Primitive layer — raw OKLCH values (perceptually uniform, so they look right in both light and dark themes):

  • --color-red-60: oklch(60% 0.19 25) (error hue, light theme)
  • --color-green-55: oklch(55% 0.16 145) (success hue, light theme)

Semantic layer — the tokens that components actually consume:

  • --color-status-error: var(--color-red-60)
  • --color-status-success: var(--color-green-55)
  • --color-status-loading: var(--color-neutral-40)

Component layer — tokens scoped to specific UI elements:

  • --input-border-error: var(--color-status-error)
  • --toast-bg-success: var(--color-status-success)

This structure means a theme swap (including dark mode) only requires changing the semantic layer values. Every component that consumes a semantic token updates automatically.
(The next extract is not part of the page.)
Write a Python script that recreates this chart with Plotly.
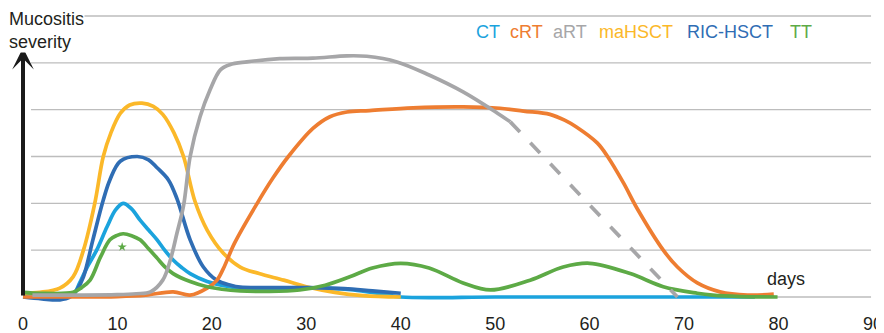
import plotly.graph_objects as go

# ---------------- data ----------------
SERIES_NAMES = ["CT", "cRT", "aRT", "maHSCT", "RIC-HSCT", "TT"]
SERIES_COLORS = ["#1BA3DD", "#EE7D31", "#A6A6A8", "#FBB829", "#2F6DB4", "#5DAA46"]

CT_X = [0, 2, 4, 5.3, 6, 6.8, 7.8, 8.9, 9.8, 10.6, 11.5, 12.4, 13.3, 14.2, 15.0, 15.9, 16.8, 17.7, 19.5, 21, 23, 26, 29, 32, 35, 37.5, 40, 50, 60, 70, 77.5]
CT_Y = [0, 0, 0, 0.05, 0.3, 0.64, 1.0, 1.5, 1.86, 2.0, 1.88, 1.64, 1.43, 1.22, 1.0, 0.79, 0.63, 0.5, 0.33, 0.25, 0.19, 0.17, 0.2, 0.19, 0.15, 0.08, 0, 0, 0, 0, 0]

CRT_X = [0, 5, 10, 13, 15.9, 17.7, 19.5, 20.5, 21.2, 22.4, 24.8, 26.5, 28.1, 30.7, 32.5, 34.3, 36.7, 41.3, 46.6, 50.5, 53, 55.8, 57.4, 58.6, 60.8, 61.9, 63.6, 65, 67.8, 69.3, 71.4, 73.8, 76.7, 79.5]
CRT_Y = [0, 0, 0.01, 0.04, 0.11, 0.04, 0.19, 0.35, 0.6, 1.15, 2.0, 2.55, 3.0, 3.6, 3.85, 3.95, 3.98, 4.04, 4.06, 4.03, 3.97, 3.9, 3.77, 3.63, 3.29, 3.0, 2.43, 1.9, 1.0, 0.64, 0.3, 0.11, 0.04, 0.06]

ART_X = [1, 5, 10, 12, 13.5, 14.8, 15.6, 16.3, 17, 17.7, 18.75, 19.8, 20.9, 21.9, 23.7, 27.2, 30.7, 34.3, 36.4, 39.6, 43, 46.6, 50.2, 51.6]
ART_Y = [0.04, 0.04, 0.05, 0.07, 0.11, 0.36, 0.79, 1.36, 1.95, 3.0, 3.85, 4.42, 4.85, 4.96, 5.02, 5.09, 5.1, 5.15, 5.14, 5.02, 4.74, 4.38, 3.93, 3.74]
ART_PROJ_X = [51.6, 69.3]
ART_PROJ_Y = [3.74, 0]

MAHSCT_X = [0, 1.8, 3.9, 5.3, 6.4, 7.6, 8.5, 9.3, 10.3, 11.3, 12.6, 13.8, 14.8, 16, 17, 18.2, 19.5, 21.2, 23, 25, 27.6, 30, 33, 36, 40]
MAHSCT_Y = [0.08, 0.1, 0.19, 0.43, 1.0, 2.0, 3.0, 3.5, 3.92, 4.1, 4.14, 4.07, 3.9, 3.5, 3.0, 2.05, 1.43, 0.94, 0.64, 0.5, 0.36, 0.22, 0.1, 0.03, 0]

RIC_X = [0, 2, 3.9, 5, 5.7, 6.4, 7.4, 8.5, 9.2, 10.3, 12.1, 13.3, 14.2, 15.4, 16.3, 17.7, 19.1, 20.5, 22, 23, 26, 30, 34, 37, 40]
RIC_Y = [0, -0.04, -0.06, 0, 0.15, 0.43, 1.22, 2.07, 2.5, 2.9, 3.0, 2.93, 2.76, 2.5, 2.1, 1.22, 0.64, 0.36, 0.25, 0.21, 0.2, 0.2, 0.18, 0.13, 0.08]

TT_X = [0, 1.8, 5.3, 6.2, 7.1, 8.2, 9.2, 9.9, 10.6, 11.5, 12.4, 13.3, 14.2, 15.0, 15.9, 17.7, 19.5, 23, 26, 29.3, 32, 34.6, 37, 40, 43, 46.6, 49.5, 53.7, 57.2, 60, 64.3, 67.8, 71.4, 73, 76, 79.9]
TT_Y = [0.1, 0.08, 0.1, 0.2, 0.36, 0.85, 1.22, 1.31, 1.35, 1.31, 1.22, 1.03, 0.83, 0.65, 0.5, 0.33, 0.22, 0.13, 0.12, 0.15, 0.25, 0.43, 0.62, 0.72, 0.62, 0.3, 0.15, 0.36, 0.64, 0.72, 0.5, 0.22, 0.08, 0.04, 0.01, 0]

STAR_X = [10.5]
STAR_Y = [1.07]

X_TICKS = [0, 10, 20, 30, 40, 50, 60, 70, 80, 90]
GRID_LEVELS = [0, 1, 2, 3, 4, 5, 6]

Y_LABEL = "Mucositis<br>severity"
X_LABEL = "days"

# ---------------- figure ----------------
FONT = "Liberation Sans, Arial, Helvetica, sans-serif"
TEXT_COLOR = "#231F20"
col = dict(zip(SERIES_NAMES, SERIES_COLORS))
LW = 3.7

fig = go.Figure()

# grid lines (background)
for lv in GRID_LEVELS:
    x0 = 6.4 if lv == 6 else 0.85
    fig.add_shape(type="line", xref="x", yref="y", x0=x0, x1=89.8, y0=lv, y1=lv,
                  line=dict(color="#BDBDBD", width=1.3), layer="below")

def add_line(x, y, name, dash=None):
    fig.add_trace(go.Scatter(
        x=x, y=y, mode="lines", name=name,
        line=dict(color=col[name], width=LW, shape="spline", smoothing=1.0, dash=dash),
        hoverinfo="skip", showlegend=False))

add_line(CT_X, CT_Y, "CT")
add_line(MAHSCT_X, MAHSCT_Y, "maHSCT")
add_line(RIC_X, RIC_Y, "RIC-HSCT")
add_line(CRT_X, CRT_Y, "cRT")
add_line(TT_X, TT_Y, "TT")
add_line(ART_X, ART_Y, "aRT")
fig.add_trace(go.Scatter(x=ART_PROJ_X, y=ART_PROJ_Y, mode="lines",
                         line=dict(color=col["aRT"], width=LW, dash="14px,15px"),
                         hoverinfo="skip", showlegend=False))
fig.add_trace(go.Scatter(x=STAR_X, y=STAR_Y, mode="markers",
                         marker=dict(symbol="star", size=7, color=col["TT"]),
                         hoverinfo="skip", showlegend=False))

# y-axis arrow
fig.add_annotation(x=0, y=5.32, ax=0, ay=0, xref="x", yref="y", axref="x", ayref="y",
                   showarrow=True, arrowhead=3, arrowsize=0.9, arrowwidth=4,
                   arrowcolor="#1A1A1A", text="")

# axis titles
fig.add_annotation(x=-1.588, y=6.171, xref="x", yref="y", xanchor="left", yanchor="top",
                   text=Y_LABEL, showarrow=False, align="left", borderpad=0,
                   font=dict(family=FONT, size=18, color=TEXT_COLOR), bgcolor="white")
fig.add_annotation(x=80.8, y=0.38, xref="x", yref="y", text=X_LABEL, showarrow=False,
                   font=dict(family=FONT, size=18, color=TEXT_COLOR))

# legend as colored words
LEGEND_POS = [49.2, 53.3, 57.95, 64.95, 74.9, 82.4]
for name, xp in zip(SERIES_NAMES, LEGEND_POS):
    fig.add_annotation(x=xp, y=5.66, xref="x", yref="y", text=name, showarrow=False,
                       font=dict(family=FONT, size=18, color=col[name]))

# page body has an 8px margin, so the figure is sized to the visible area
fig.update_layout(
    width=876, height=325,
    margin=dict(l=0, r=2, t=0, b=22),
    paper_bgcolor="white", plot_bgcolor="white",
    xaxis=dict(range=[-1.588, 90.96], showgrid=False, zeroline=False, showline=False,
               tickmode="array", tickvals=X_TICKS, ticktext=[str(v) for v in X_TICKS],
               ticks="", tickfont=dict(family=FONT, size=18, color=TEXT_COLOR)),
    yaxis=dict(range=[-0.299, 6.171], showgrid=False, zeroline=False, showline=False,
               showticklabels=False, ticks=""),
    showlegend=False,
)

fig.write_html("out.html")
It also means your status colors meet WCAG 2.2 AA contrast requirements in both themes without per-component overrides, because the OKLCH primitive was chosen with the right lightness value for each theme layer.
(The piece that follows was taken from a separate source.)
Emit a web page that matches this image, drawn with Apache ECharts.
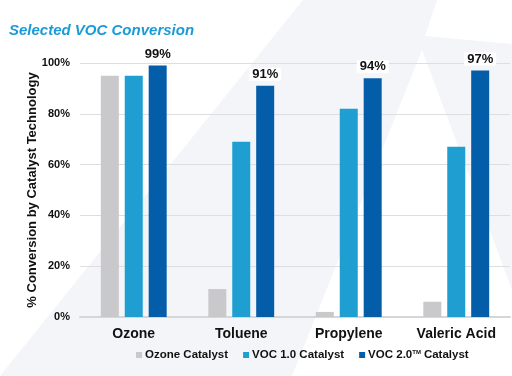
<!DOCTYPE html>
<html>
<head>
<meta charset="utf-8">
<script src="https://cdn.jsdelivr.net/npm/echarts@6/dist/echarts.min.js"></script>
<style>
    html, body { margin: 0; padding: 0; background: #fff; }
    #chart { width: 512px; height: 376px; }
</style>
</head>
<body>
<div id="chart"></div>
<script>
let categories = ['Ozone', 'Toluene', 'Propylene', 'Valeric Acid'];
let seriesNames = ['Ozone Catalyst', 'VOC 1.0 Catalyst', 'VOC 2.0 Catalyst'];
let ozoneCatalyst = [95, 11, 2, 6];
let voc10Catalyst = [95, 69, 82, 67];
let voc20Catalyst = [99, 91, 94, 97];
let yTicks = [0, 20, 40, 60, 80, 100];

let colors = ['#c9c9cb', '#1f9ed2', '#045da8'];
let fontFamily = '"Liberation Sans", Arial, sans-serif';

let myChart = echarts.init(document.getElementById('chart'));

let barSeries = function(name, data, color, withLabel) {
    return {
        name: name,
        type: 'bar',
        data: data,
        barWidth: 18,
        barGap: '33%',
        itemStyle: { color: color },
        label: {
            show: withLabel,
            position: 'top',
            distance: 5,
            formatter: '{c}%',
            color: '#111',
            fontWeight: 'bold',
            fontSize: 13,
            fontFamily: fontFamily,
            backgroundColor: '#fff',
            padding: [0, 3]
        }
    };
};

let options = {
    backgroundColor: '#fff',
    animation: false,
    graphic: [
        {
            type: 'polygon',
            z: -10,
            shape: { points: [[303, 0], [437, 0], [425, 36], [512, 44], [512, 376], [0, 376]] },
            style: { fill: '#f4f5f9' }
        },
        {
            type: 'polygon',
            z: -9,
            shape: { points: [[422, 50], [512, 290], [512, 376], [292, 376]] },
            style: { fill: '#ffffff' }
        }
    ],
    title: {
        text: 'Selected VOC Conversion',
        left: 9,
        top: 23,
        padding: 0,
        textStyle: {
            color: '#1a9bd7',
            fontSize: 15,
            fontWeight: 'bold',
            fontStyle: 'italic',
            fontFamily: fontFamily
        }
    },
    legend: {
        bottom: 10,
        left: 131,
        itemWidth: 6,
        itemHeight: 6,
        itemGap: 15,
        icon: 'rect',
        data: seriesNames,
        formatter: function(name) {
            if (name === 'VOC 2.0 Catalyst') {
                return 'VOC 2.0{tm|TM}Catalyst';
            }
            return name;
        },
        textStyle: {
            color: '#111',
            fontWeight: 'bold',
            fontSize: 11.5,
            fontFamily: fontFamily,
            padding: [0, 0, 0, -2],
            rich: {
                tm: {
                    fontSize: 6,
                    fontWeight: 'bold',
                    verticalAlign: 'top',
                    padding: [0, 3, 6, 0],
                    color: '#111'
                }
            }
        }
    },
    grid: {
        left: 80,
        right: 2,
        top: 63,
        bottom: 59
    },
    xAxis: {
        type: 'category',
        data: categories,
        axisLine: { show: true, lineStyle: { color: '#d6d6d6', width: 2 } },
        axisTick: { show: false },
        axisLabel: {
            color: '#111',
            fontWeight: 'bold',
            fontSize: 14,
            fontFamily: fontFamily,
            margin: 10
        }
    },
    yAxis: {
        type: 'value',
        min: yTicks[0],
        max: yTicks[yTicks.length - 1],
        interval: 20,
        name: '% Conversion by Catalyst Technology',
        nameLocation: 'middle',
        nameGap: 41,
        nameMoveOverlap: false,
        nameTextStyle: {
            color: '#111',
            fontWeight: 'bold',
            fontSize: 13,
            fontFamily: fontFamily
        },
        axisLine: { show: false },
        axisTick: { show: false },
        axisLabel: {
            formatter: '{value}%',
            color: '#111',
            fontWeight: 'bold',
            fontSize: 11,
            fontFamily: fontFamily,
            margin: 10
        },
        splitLine: { lineStyle: { color: '#dedede', width: 1 } }
    },
    series: [
        barSeries(seriesNames[0], ozoneCatalyst, colors[0], false),
        barSeries(seriesNames[1], voc10Catalyst, colors[1], false),
        barSeries(seriesNames[2], voc20Catalyst, colors[2], true)
    ]
};

myChart.setOption(options);
</script>
</body>
</html>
Accessibility Checklist for All Five States

Every system state must be independently accessible — not just the ideal populated state:

  • Loading/Skeleton: aria-busy="true" on the loading region; an aria-live="polite" region announces transitions; aria-hidden="true" on visual skeleton elements.
  • Empty: Empty state content is in the normal document flow, not hidden. CTAs in empty states are standard focusable elements with meaningful labels.
  • Error (system): The error message is in the DOM, not conveyed only by color or icon. The retry action is keyboard-focusable. WCAG 2.2 SC 4.1.3 (Status Messages) requires status messages be programmatically determinable without focus — use role="alert" or aria-live="assertive" for critical errors.
  • Error (input): aria-invalid="true" on the affected input; aria-describedby linking to the error message text; error text is visible and persistent (not a tooltip that disappears on blur).
  • Success: Transient toasts use role="status" (polite) or role="alert" (assertive) based on urgency. Persistent state changes announce their new value to assistive technology via aria-label updates or live region content.